Spis treści:
Nie ma większej dumy w życiu kilkulatka niż ta, którą odczuwa, gdy nauczy się jeździć na dwóch kółkach. Rower to nowe perspektywy, zawrotna jak na możliwości malucha szybkość i poczucie wolności. Kiedy zacząć naukę?
Nauka jazdy na rowerze – jak zacząć?
Umiejętność jazdy na rowerze to zupełnie nowa jakość. Nogi na spacerze nie męczą się już tak szybko, dystanse, które były dotąd poza zasięgiem, okazują się osiągalne i można na dłuższą wycieczkę ruszyć całą rodziną, a bagażnik na tyle lub koszyk na kierownicy pomieści wszystkie skarby. Przedstawiamy kilka rad jak zacząć.
Na początek rowerek biegowy
To najlepszy trening równowagi, jaki jest w stanie ogarnąć już dwu- czy trzyletni brzdąc. Ponieważ jazda na rowerze wymaga wyćwiczenia wielu umiejętności i sklejenia ich w jedną całość, lepiej rozwijać je po kolei, zamiast rzucać malucha na głęboką wodę, ryzykując porażkę, a w efekcie długotrwałe zniechęcenie do jednośladów. Połączenie pedałowania z ruchami kierownicą i balansowaniem ciałem to spore wyzwanie, na które będzie gotowy dopiero cztero- lub pięciolatek. Rowerek biegowy przygotuje go do tego wyzwania w łagodny sposób, bo jazda na nim polega na odpychaniu się nogami i zapewnia stały kontakt z podłożem.
Cztery czy dwa kółka?
Gdy przyjdzie pora na przesiadkę, scenariusze są dwa. Może się okazać, że kilkulatek wsiądzie na „dorosły” rower i pojedzie. Ot tak, bez stresu, ćwiczeń i upadków, bo biegówka zrobiła swoje i nauka balansowania ciałem już za nim. Druga opcja to ta bardziej zachowawcza, choć wcale nie gorsza, przypadająca w udziale dzieciom (i rodzicom!) ostrożniejszym. Obejmuje okres przejściowy z kółkami bocznymi, które pozwolą dziecku skupić się na nauce pedałowania bez ryzyka upadku. Czas na ich odkręcenie przychodzi, gdy maluch nie ma już problemów z kręceniem kierownicą i pedałami ani z hamowaniem. Teraz możecie wspomóc się jeszcze kijem i delikatnie asekurować go do czasu, gdy ten załapie, jak na dłużej utrzymać równowagę. Przy okazji zaliczycie porządny trening biegowy z dreszczykiem emocji towarzyszącym momentom, gdy nieświadomy braku rodzicielskiego wsparcia brzdąc będzie jechał już zupełnie sam.

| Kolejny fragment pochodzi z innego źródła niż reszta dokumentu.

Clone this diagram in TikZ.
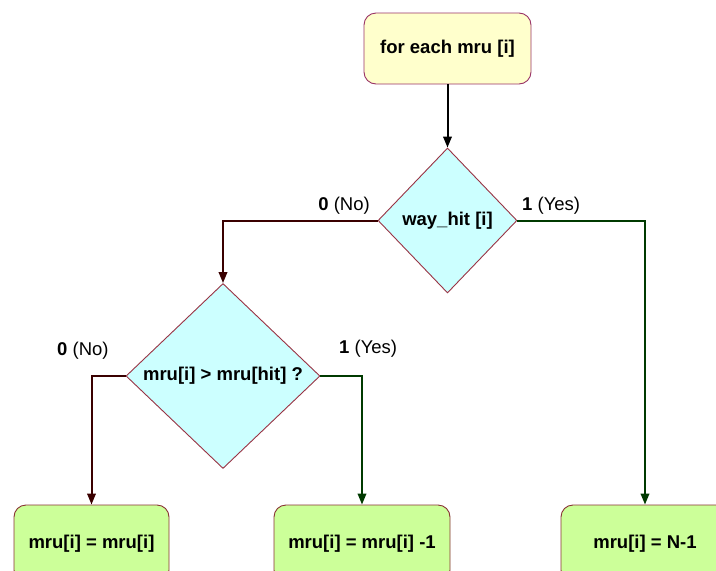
\documentclass[tikz,border=0pt]{standalone}
\usepackage{fontspec}
\setmainfont{Liberation Sans}
\usetikzlibrary{shapes.geometric,arrows.meta}

\definecolor{startfill}{HTML}{FFFFCC}
\definecolor{startedge}{HTML}{993366}
\definecolor{testfill}{HTML}{CCFFFF}
\definecolor{testedge}{HTML}{993344}
\definecolor{actfill}{HTML}{CCFF99}
\definecolor{actedge}{HTML}{883333}
\definecolor{nowire}{HTML}{3A0000}
\definecolor{yeswire}{HTML}{003A00}

\tikzset{
  x=1pt, y=-1pt,
  every node/.style={font=\fontsize{18.5}{22}\selectfont},
  startbox/.style={draw=startedge, fill=startfill, line width=0.9pt,
    rounded corners=12pt, minimum width=167pt, minimum height=71pt,
    inner sep=0pt, font=\fontsize{18.5}{22}\selectfont\bfseries},
  testbox/.style={diamond, draw=testedge, fill=testfill, line width=0.9pt,
    inner sep=0pt, font=\fontsize{18.5}{22}\selectfont\bfseries},
  actbox/.style={draw=actedge, fill=actfill, line width=0.9pt,
    rounded corners=12pt, minimum height=77pt,
    inner sep=0pt, font=\fontsize{18.5}{22}\selectfont\bfseries},
  wire/.style={line width=2pt, -{Triangle[length=11pt,width=8.5pt]}},
  nopath/.style={wire, draw=nowire, -{Triangle[length=11pt,width=8.5pt,fill=nowire]}},
  yespath/.style={wire, draw=yeswire, -{Triangle[length=11pt,width=8.5pt,fill=yeswire]}},
  branchlabel/.style={inner sep=0pt},
}

\begin{document}
\begin{tikzpicture}
\useasboundingbox (0,0) rectangle (716,571);
\clip (0,0) rectangle (716,571);

% start of the loop
\node[startbox] (start) at (447.5,48.5) {for each mru [i]};

% decisions
\node[testbox, minimum width=139pt, minimum height=145pt] (hit) at (447.5,220.5) {\raisebox{-3pt}{way\_hit [i]}};
\node[testbox, minimum width=194pt, minimum height=185pt] (cmp) at (223,376) {\raisebox{-1.5pt}{mru[i] > mru[hit] ?}};

% actions
\node[actbox, minimum width=155pt] (keep) at (91.5,543.5) {mru[i] = mru[i]};
\node[actbox, minimum width=176pt] (dec) at (362,543.5) {mru[i] = mru[i] -1};
\node[actbox, minimum width=168pt] (top) at (645,543.5) {mru[i] = N-1};

% connectors
\draw[wire, draw=black] (start.south) -- (hit.north);
\draw[nopath] (hit.west) -| (cmp.north);
\draw[yespath] (hit.east) -| (top.north);
\draw[nopath] (cmp.west) -| (keep.north);
\draw[yespath] (cmp.east) -| (dec.north);

% branch labels
\node[branchlabel, anchor=east] (l1) at (370,206) {\textbf{0} (No)};
\node[branchlabel, anchor=west] (l2) at (522,206) {\textbf{1} (Yes)};
\node[branchlabel, anchor=west] (l3) at (57,351) {\textbf{0} (No)};
\node[branchlabel, anchor=west] (l4) at (339,349) {\textbf{1} (Yes)};
\end{tikzpicture}
\end{document}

Nauka jazdy na rowerze - wybieramy rower
Dwukołowy pojazd musi być dostosowany do wzrostu (a dokładnie do długości nogi) dziecka, nie warto więc kupować roweru na wyrost. Będzie za duży, za ciężki i trudny do opanowania. Siedząc na siodełku, maluch powinien dotykać stopami ziemi, wtedy będzie czuł się bezpieczniej, a nauka przebiegnie gładko. Regulacja wysokości siodełka i kierownicy sprawi, że posłuży przez dwa lub trzy sezony. Nie zapominajcie o kasku! Jego używanie powinno wejść w nawyk, nawet jeśli maluch jeździ tylko na trawniku pod blokiem. Z bezpieczeństwem nie ma żartów.
Opanowanie jazdy na dwóch kółkach to duma razy tysiąc, ale zalet jest dużo więcej. Gdy pedałowanie sprawia frajdę, dziecko codziennie zalicza dawkę niewymuszonego, przyjemnego ruchu, a każda aktywność jest na wagę złota. Mały cyklista nie tylko poprawia swoją kondycję fizyczną, ale ciągle rozwija koordynację ruchową i zmysł równowagi, a do tego oswaja się z prędkością i sam sobie prędkość na miarę swoich możliwości dozuje. Być panem sytuacji – to dla kilkulatka bezcenne doświadczenie.